Нет сомнения в том, что в третьем тысячелетии развитие антагонизмов и
противоречий общественного прогресса даст свой выбор и свою комбинацию средств,
используемых на этом освободительном пути. Тем более, что к такому выбору всё
настойчивее толкает развитие производительных сил, смена в качестве главного
источника общественных богатств труда в его непосредственной форме наукой как
непосредственной производительной силой, что и будет свидетельством того, что
время социалистической идеи уже наступило, что её уже никому не остановить. Как
писал Виктор Гюго, «ни одна армия не может противостоять силе идеи, время которой
пришло».
30
Вопросы к тексту А.П. Бутенко Почему у нас не получился социализм в ХХ
столетии? Социально-гуманитарные знания 2001 № 4.
Стр. 17 Вопрос 1. Что такое историческое забегание и в чём автор видит его
теоретические причины?
Стр. 17 Вопрос 2. О чём свидетельствует полоса неудач и провалов в становлении
социализма?
Стр. 18 Вопрос 3. Где и когда, по мнению автора, наступает историческое забегание
вперёд?
Стр. 18 Вопрос 4. Каковы три основных следствия продвижения страны по пути
исторического забегания?
Стр. 19 Вопрос 5. Означает ли, что историческое забегание социализма снимает
вообще вопрос о социализме, как будущем человечества? Можно ли подвергнуть весь
этот опыт забвению как бесполезный и почему?
Стр. 20 Вопрос 6. Как объясняют поражение социализма либералы?

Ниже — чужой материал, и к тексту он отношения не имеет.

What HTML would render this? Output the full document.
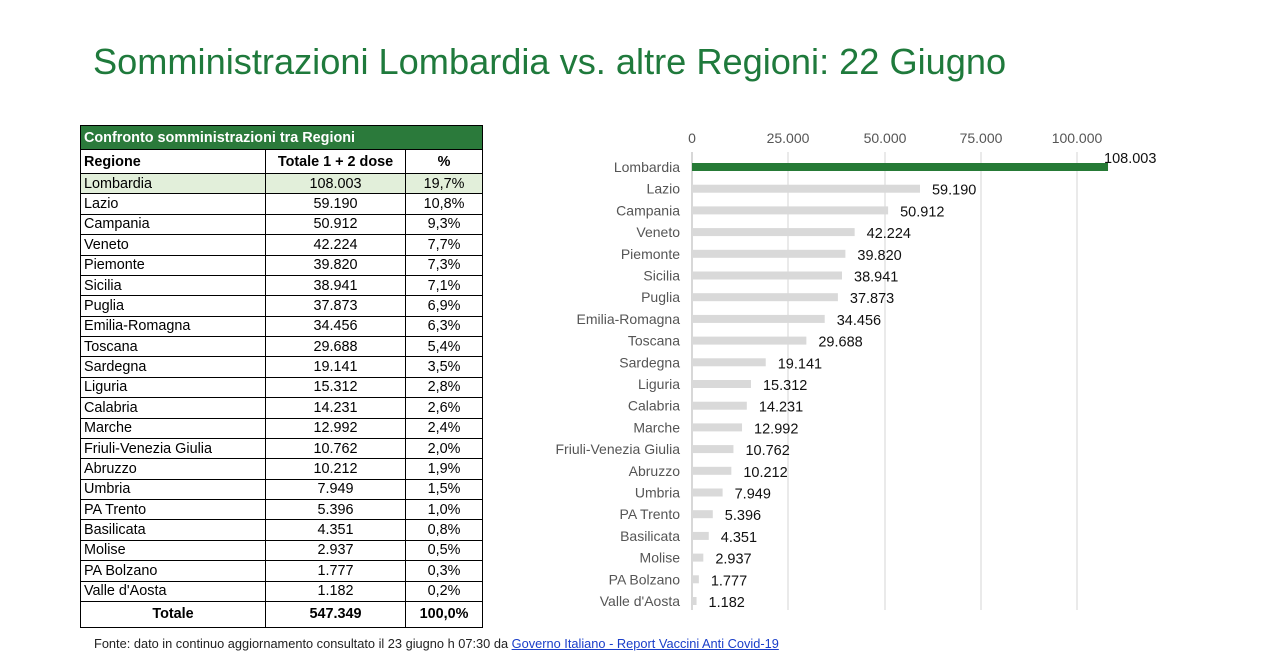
<!DOCTYPE html>
<html><head><meta charset="utf-8"><style>
body{margin:0;width:1280px;height:657px;background:#fff;position:relative;overflow:hidden;font-family:"Liberation Sans",sans-serif}
.t{position:absolute;left:93px;top:41px;font-size:36.2px;color:#1f7a3c;white-space:nowrap}
table{position:absolute;left:80px;top:125px;border-collapse:collapse;font-size:14.4px;color:#000;table-layout:fixed}
td{border:1.5px solid #000;padding:0 3px;line-height:16px}
tr{height:20.38px}
td.c{text-align:center}
tr.h{height:24px}
tr.h td{background:#2b7a3b;color:#fff;font-weight:bold}
.b td{font-weight:bold}
.f{position:absolute;left:94px;top:636px;font-size:12.8px;color:#222;white-space:nowrap}
.f u{color:#1a3ec9}
</style></head><body>
<div class="t">Somministrazioni Lombardia vs. altre Regioni: 22 Giugno</div>
<table>
<colgroup><col style="width:185px"><col style="width:140px"><col style="width:77px"></colgroup>
<tr class="h"><td colspan="3">Confronto somministrazioni tra Regioni</td></tr>
<tr class="b" style="height:24px"><td>Regione</td><td class="c">Totale 1 + 2 dose</td><td class="c">%</td></tr>
<tr style="background:#e2efda"><td>Lombardia</td><td class="c">108.003</td><td class="c">19,7%</td></tr>
<tr><td>Lazio</td><td class="c">59.190</td><td class="c">10,8%</td></tr>
<tr><td>Campania</td><td class="c">50.912</td><td class="c">9,3%</td></tr>
<tr><td>Veneto</td><td class="c">42.224</td><td class="c">7,7%</td></tr>
<tr><td>Piemonte</td><td class="c">39.820</td><td class="c">7,3%</td></tr>
<tr><td>Sicilia</td><td class="c">38.941</td><td class="c">7,1%</td></tr>
<tr><td>Puglia</td><td class="c">37.873</td><td class="c">6,9%</td></tr>
<tr><td>Emilia-Romagna</td><td class="c">34.456</td><td class="c">6,3%</td></tr>
<tr><td>Toscana</td><td class="c">29.688</td><td class="c">5,4%</td></tr>
<tr><td>Sardegna</td><td class="c">19.141</td><td class="c">3,5%</td></tr>
<tr><td>Liguria</td><td class="c">15.312</td><td class="c">2,8%</td></tr>
<tr><td>Calabria</td><td class="c">14.231</td><td class="c">2,6%</td></tr>
<tr><td>Marche</td><td class="c">12.992</td><td class="c">2,4%</td></tr>
<tr><td>Friuli-Venezia Giulia</td><td class="c">10.762</td><td class="c">2,0%</td></tr>
<tr><td>Abruzzo</td><td class="c">10.212</td><td class="c">1,9%</td></tr>
<tr><td>Umbria</td><td class="c">7.949</td><td class="c">1,5%</td></tr>
<tr><td>PA Trento</td><td class="c">5.396</td><td class="c">1,0%</td></tr>
<tr><td>Basilicata</td><td class="c">4.351</td><td class="c">0,8%</td></tr>
<tr><td>Molise</td><td class="c">2.937</td><td class="c">0,5%</td></tr>
<tr><td>PA Bolzano</td><td class="c">1.777</td><td class="c">0,3%</td></tr>
<tr><td>Valle d'Aosta</td><td class="c">1.182</td><td class="c">0,2%</td></tr>
<tr class="b" style="height:26px"><td class="c">Totale</td><td class="c">547.349</td><td class="c">100,0%</td></tr>
</table>
<svg width="1280" height="657" style="position:absolute;left:0;top:0">
<g stroke="#e3e3e3" stroke-width="1.5">
<line x1="692" y1="152" x2="692" y2="610" stroke="#ccc"/><line x1="788" y1="152" x2="788" y2="610"/><line x1="885" y1="152" x2="885" y2="610"/><line x1="981" y1="152" x2="981" y2="610"/><line x1="1077" y1="152" x2="1077" y2="610"/>
</g>
<g font-family="Liberation Sans" font-size="14" fill="#555" text-anchor="middle">
<text x="692" y="143">0</text><text x="788" y="143">25.000</text><text x="885" y="143">50.000</text><text x="981" y="143">75.000</text><text x="1077" y="143">100.000</text>
</g>
<g id="bars"></g>
</svg>
<script>
var d=[["Lombardia",108003,"108.003"],["Lazio",59190,"59.190"],["Campania",50912,"50.912"],["Veneto",42224,"42.224"],["Piemonte",39820,"39.820"],["Sicilia",38941,"38.941"],["Puglia",37873,"37.873"],["Emilia-Romagna",34456,"34.456"],["Toscana",29688,"29.688"],["Sardegna",19141,"19.141"],["Liguria",15312,"15.312"],["Calabria",14231,"14.231"],["Marche",12992,"12.992"],["Friuli-Venezia Giulia",10762,"10.762"],["Abruzzo",10212,"10.212"],["Umbria",7949,"7.949"],["PA Trento",5396,"5.396"],["Basilicata",4351,"4.351"],["Molise",2937,"2.937"],["PA Bolzano",1777,"1.777"],["Valle d'Aosta",1182,"1.182"]];
var s="";
d.forEach(function(r,i){var y=167+i*21.7,w=r[1]*0.003852;
s+='<rect x="692" y="'+(y-4)+'" width="'+w+'" height="8" fill="'+(i?"#d9d9d9":"#267a36")+'"/>';
s+='<text x="680" y="'+(y+5)+'" text-anchor="end" font-family="Liberation Sans" font-size="14" fill="#555">'+r[0]+'</text>';
if(i)s+='<text x="'+(692+w+12)+'" y="'+(y+6)+'" font-family="Liberation Sans" font-size="14.5" fill="#111">'+r[2]+'</text>';
else s+='<text x="1104" y="163" font-family="Liberation Sans" font-size="14.5" fill="#111">'+r[2]+'</text>';});
document.getElementById("bars").innerHTML=s;
</script>
<div class="f">Fonte: dato in continuo aggiornamento consultato il 23 giugno h 07:30 da <u>Governo Italiano - Report Vaccini Anti Covid-19</u></div>
</body></html>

Стр. 20 Вопрос 7. Какое взаимоотношение между наукой и трудом является по
мнению автора ключевым?
Стр. 20-21 Вопрос 8. Какие противоречия имеют решающее значение на современном
историческом этапе?
Стр. 21 Вопрос 9. Как, по мнению автора в работах западных учёных-обществоведов
осознаётся закат эпохи рыночной экономики (А.Тоффлер, З.Бжезинский,
Ю.Хабермас)?
Стр. 21 Вопрос 10. В чём состоит «парадокс Варги»?
Стр. 22 Вопрос 11. Как автор трактует предложенный Ф.Фукуямой термин «конец
истории»?
Стр. 22 Вопрос 12. В чём, по мнению автора, основной смысл работы Р.Рихты
«Цивилизация на распутье…»? К чему должна привести научно-техническая
революция?
31
Стр. 22-23 Вопрос 13. Каковы 4 основных проявления краха Больших Надежд и
Великих Ожиданий по мнению Э.Фромма, изложенные им в работе «Иметь или
быть»?
Стр. 23-24 Вопрос 14. Как анализируются противоречия американской рыночной
экономики в работе И.Ставинского «капитализм сегодня и капитализм завтра»?
Стр. 25 Вопрос 15. Каков механизм и последствия региональных и мировых
финансовых кризисов?
Стр. 26 Вопрос 16. В чём состоит главная задача человечества в третьем
тысячелетии?
Стр. 26 Вопрос 17. В чём отличие между эксплуатацией и угнетением?
Стр. 27 Вопрос 18. Какой путь устранения эксплуатации и угнетения был показан на
опыте ХХ века?
Стр. 28 Вопрос 19. Какими двумя путями могут быть устранены эксплуатация и
угнетение?
Стр. 28-29 Вопрос 20. В чём различие между революционным и эволюционным
путями устранения эксплуатации и угнетения?